Porque, segundo os especialistas, e dado o tamanho da explosão, a quantidade de nitrato de amônio no porto deveria ter sido de algumas centenas de toneladas, e não 2.750 como inicialmente anunciado.
As autoridades rejeitam categoricamente qualquer investigação internacional.

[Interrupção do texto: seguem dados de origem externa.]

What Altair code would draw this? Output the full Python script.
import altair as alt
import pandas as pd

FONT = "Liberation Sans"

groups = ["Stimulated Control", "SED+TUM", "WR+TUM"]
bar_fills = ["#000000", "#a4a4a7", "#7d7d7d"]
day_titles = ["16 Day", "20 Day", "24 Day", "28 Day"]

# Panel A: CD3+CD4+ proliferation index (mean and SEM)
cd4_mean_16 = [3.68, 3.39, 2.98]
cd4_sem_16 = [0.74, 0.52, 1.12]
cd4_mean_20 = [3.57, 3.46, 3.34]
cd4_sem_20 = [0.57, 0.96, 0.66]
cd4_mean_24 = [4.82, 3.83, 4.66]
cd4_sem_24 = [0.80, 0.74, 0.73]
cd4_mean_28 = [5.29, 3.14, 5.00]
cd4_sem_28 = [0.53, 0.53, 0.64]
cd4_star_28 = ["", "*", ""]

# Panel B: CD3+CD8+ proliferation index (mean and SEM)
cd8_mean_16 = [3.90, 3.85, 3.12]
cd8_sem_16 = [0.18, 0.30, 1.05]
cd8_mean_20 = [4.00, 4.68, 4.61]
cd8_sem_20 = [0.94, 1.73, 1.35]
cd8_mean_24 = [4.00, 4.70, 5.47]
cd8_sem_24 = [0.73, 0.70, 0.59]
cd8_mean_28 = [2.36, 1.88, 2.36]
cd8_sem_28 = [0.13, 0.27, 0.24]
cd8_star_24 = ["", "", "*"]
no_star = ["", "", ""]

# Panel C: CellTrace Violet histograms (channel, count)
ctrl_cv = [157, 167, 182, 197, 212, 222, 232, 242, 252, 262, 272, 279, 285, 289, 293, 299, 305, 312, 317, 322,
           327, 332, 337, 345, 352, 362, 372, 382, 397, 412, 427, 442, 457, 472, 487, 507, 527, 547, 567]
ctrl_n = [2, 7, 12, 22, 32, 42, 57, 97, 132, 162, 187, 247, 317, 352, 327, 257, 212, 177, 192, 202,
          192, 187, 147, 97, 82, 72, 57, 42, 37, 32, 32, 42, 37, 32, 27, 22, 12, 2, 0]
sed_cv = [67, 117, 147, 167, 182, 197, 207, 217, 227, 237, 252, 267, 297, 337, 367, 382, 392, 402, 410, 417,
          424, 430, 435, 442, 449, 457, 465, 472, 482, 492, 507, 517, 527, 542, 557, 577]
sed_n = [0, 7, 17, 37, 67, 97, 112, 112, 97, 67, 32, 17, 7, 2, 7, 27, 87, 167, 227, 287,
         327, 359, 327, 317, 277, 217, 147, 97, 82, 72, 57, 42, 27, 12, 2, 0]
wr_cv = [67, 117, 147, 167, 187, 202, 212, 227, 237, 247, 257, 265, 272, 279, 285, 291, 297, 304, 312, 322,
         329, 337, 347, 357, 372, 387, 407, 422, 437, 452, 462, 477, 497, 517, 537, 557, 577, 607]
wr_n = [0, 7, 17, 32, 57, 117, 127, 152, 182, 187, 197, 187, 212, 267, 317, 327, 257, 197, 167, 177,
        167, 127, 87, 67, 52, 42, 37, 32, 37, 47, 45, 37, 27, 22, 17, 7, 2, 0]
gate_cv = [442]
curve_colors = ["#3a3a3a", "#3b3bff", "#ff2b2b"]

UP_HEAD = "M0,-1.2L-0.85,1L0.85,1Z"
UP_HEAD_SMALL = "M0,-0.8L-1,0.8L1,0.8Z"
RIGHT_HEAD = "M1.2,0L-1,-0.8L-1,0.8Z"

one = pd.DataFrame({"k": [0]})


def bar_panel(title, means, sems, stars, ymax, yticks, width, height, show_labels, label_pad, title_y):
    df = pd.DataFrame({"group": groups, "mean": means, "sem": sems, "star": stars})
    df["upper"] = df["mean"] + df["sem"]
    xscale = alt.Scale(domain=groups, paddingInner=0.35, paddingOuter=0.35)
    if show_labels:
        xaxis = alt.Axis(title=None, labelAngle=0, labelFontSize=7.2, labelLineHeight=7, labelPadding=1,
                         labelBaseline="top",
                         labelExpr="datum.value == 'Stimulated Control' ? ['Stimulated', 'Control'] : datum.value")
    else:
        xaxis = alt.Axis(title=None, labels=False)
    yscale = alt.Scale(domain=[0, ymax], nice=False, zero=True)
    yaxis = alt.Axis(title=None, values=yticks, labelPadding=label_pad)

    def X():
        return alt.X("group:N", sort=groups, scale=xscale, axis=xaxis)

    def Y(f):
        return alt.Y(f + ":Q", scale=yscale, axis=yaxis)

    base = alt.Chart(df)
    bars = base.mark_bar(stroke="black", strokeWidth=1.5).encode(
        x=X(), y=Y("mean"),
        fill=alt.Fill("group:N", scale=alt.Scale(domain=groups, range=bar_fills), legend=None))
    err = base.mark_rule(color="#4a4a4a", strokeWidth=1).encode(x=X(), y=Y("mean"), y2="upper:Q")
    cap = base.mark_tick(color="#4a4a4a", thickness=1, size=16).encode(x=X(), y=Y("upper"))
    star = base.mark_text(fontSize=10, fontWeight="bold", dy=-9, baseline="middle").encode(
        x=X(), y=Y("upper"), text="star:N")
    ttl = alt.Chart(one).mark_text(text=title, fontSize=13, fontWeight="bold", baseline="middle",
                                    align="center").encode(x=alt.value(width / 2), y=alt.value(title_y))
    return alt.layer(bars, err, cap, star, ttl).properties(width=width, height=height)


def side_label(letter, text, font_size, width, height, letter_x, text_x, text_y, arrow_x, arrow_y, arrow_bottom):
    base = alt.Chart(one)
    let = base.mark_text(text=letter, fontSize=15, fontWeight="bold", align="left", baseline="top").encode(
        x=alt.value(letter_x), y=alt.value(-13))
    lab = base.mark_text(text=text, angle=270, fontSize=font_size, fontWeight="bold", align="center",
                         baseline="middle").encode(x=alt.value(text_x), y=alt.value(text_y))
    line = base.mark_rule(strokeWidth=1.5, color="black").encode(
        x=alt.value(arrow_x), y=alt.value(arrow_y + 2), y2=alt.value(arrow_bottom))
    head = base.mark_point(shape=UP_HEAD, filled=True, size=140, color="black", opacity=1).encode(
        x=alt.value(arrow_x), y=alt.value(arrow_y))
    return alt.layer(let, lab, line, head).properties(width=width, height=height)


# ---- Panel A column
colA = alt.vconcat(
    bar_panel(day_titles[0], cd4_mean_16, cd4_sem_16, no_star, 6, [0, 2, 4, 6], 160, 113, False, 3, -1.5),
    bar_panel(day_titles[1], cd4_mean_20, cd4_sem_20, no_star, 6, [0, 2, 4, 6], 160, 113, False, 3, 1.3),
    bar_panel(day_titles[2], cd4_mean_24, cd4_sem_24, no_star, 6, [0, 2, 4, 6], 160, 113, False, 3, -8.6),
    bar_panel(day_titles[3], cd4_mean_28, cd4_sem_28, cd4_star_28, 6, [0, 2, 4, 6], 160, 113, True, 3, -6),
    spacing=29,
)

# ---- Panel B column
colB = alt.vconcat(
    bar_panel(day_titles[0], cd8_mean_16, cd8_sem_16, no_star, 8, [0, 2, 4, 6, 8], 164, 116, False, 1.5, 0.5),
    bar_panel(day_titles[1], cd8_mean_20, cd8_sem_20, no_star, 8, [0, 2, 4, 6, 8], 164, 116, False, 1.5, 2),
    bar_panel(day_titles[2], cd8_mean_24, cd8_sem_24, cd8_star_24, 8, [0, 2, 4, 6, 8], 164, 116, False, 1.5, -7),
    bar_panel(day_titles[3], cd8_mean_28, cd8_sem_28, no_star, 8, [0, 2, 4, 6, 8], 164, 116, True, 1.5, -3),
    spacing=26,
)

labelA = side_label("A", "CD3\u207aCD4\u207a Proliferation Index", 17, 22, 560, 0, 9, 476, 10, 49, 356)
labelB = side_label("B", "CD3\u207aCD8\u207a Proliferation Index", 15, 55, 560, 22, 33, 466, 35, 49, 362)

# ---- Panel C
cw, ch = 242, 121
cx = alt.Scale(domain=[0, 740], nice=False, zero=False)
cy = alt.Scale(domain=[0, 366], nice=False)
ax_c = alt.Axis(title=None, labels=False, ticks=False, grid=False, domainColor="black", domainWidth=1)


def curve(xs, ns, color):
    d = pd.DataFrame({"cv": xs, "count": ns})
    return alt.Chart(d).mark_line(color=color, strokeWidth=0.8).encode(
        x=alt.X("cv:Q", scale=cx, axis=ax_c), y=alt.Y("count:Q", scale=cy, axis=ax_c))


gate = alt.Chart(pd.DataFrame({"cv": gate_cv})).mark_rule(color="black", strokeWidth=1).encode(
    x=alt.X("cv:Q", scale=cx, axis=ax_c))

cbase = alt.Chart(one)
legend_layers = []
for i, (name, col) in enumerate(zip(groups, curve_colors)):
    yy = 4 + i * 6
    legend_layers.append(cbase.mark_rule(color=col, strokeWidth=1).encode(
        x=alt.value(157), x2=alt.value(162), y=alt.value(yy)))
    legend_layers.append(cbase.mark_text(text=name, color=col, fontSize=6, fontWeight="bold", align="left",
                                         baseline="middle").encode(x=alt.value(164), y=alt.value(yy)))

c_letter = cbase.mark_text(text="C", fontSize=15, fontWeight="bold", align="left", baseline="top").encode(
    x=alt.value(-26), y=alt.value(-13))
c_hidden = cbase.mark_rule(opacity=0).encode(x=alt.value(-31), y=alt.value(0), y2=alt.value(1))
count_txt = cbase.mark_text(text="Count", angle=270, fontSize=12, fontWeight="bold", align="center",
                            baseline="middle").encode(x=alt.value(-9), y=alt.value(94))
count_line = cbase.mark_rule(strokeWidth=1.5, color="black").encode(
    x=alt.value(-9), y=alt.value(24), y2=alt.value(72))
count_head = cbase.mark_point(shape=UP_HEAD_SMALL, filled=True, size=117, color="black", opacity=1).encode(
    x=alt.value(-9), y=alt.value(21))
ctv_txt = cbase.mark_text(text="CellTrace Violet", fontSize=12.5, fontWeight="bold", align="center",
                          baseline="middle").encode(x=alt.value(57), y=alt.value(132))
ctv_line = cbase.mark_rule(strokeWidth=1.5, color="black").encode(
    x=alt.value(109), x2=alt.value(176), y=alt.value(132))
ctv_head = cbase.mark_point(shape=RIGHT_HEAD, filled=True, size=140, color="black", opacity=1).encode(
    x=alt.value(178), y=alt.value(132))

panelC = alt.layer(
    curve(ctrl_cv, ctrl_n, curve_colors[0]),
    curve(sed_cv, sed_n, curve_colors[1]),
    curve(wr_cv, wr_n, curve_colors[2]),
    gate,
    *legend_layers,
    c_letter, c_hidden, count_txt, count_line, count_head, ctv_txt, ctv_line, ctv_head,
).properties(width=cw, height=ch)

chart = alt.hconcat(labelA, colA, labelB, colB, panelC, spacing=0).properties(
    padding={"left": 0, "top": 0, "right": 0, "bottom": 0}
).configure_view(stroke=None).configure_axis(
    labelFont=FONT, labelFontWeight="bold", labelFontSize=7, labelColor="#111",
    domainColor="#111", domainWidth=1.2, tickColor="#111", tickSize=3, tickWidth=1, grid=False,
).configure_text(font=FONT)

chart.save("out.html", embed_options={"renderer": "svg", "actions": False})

A França abriu, no entanto, seu próprio processo, já que vários de seus cidadãos estão entre as vítimas.
Em meados de junho, cerca de 50 ONGs pediram uma investigação da ONU, citando uma "flagrante interferência política, a imunidade de altos funcionários políticos" e "violações do procedimento regular".
Para grande parte da opinião pública, toda República deve ser responsabilizada.
Em 20 de julho de 2020, poucos dias antes da tragédia, o presidente Michel Aoun e o primeiro-ministro Hassan Diab receberam um alerta dos serviços de Inteligência.
Em um relatório interno consultado pela AFP, preparado vários meses antes da explosão, a Agência de Segurança Nacional Libanesa apontou que o depósito continha "materiais perigosos" e alertava sobre o risco de que um "grande incêndio" pudesse "destruir o porto".
Até o momento, Hassan Diab foi indiciado, e 18 pessoas estão detidas, incluindo o diretor da Alfândega, Badri Daher, e o diretor do porto, Hassan Koraytem.
O juiz Bitar pediu ao Parlamento a suspensão da imunidade de três deputados que ocuparam cargos ministeriais *— Ali Hassan Khalil (Finanças), Ghazi Zaayter (Obras Públicas e Transportes) e Nouhad al-Machnouk (Interior) — para processá-los. Também quer indiciar funcionários da Inteligência.
Segundo uma fonte judicial, as denúncias dizem respeito aos responsáveis, "para os quais ficou comprovado, por meio de documentos e testemunhas, que tinham conhecimento da presença do nitrato de amônio e seus perigos".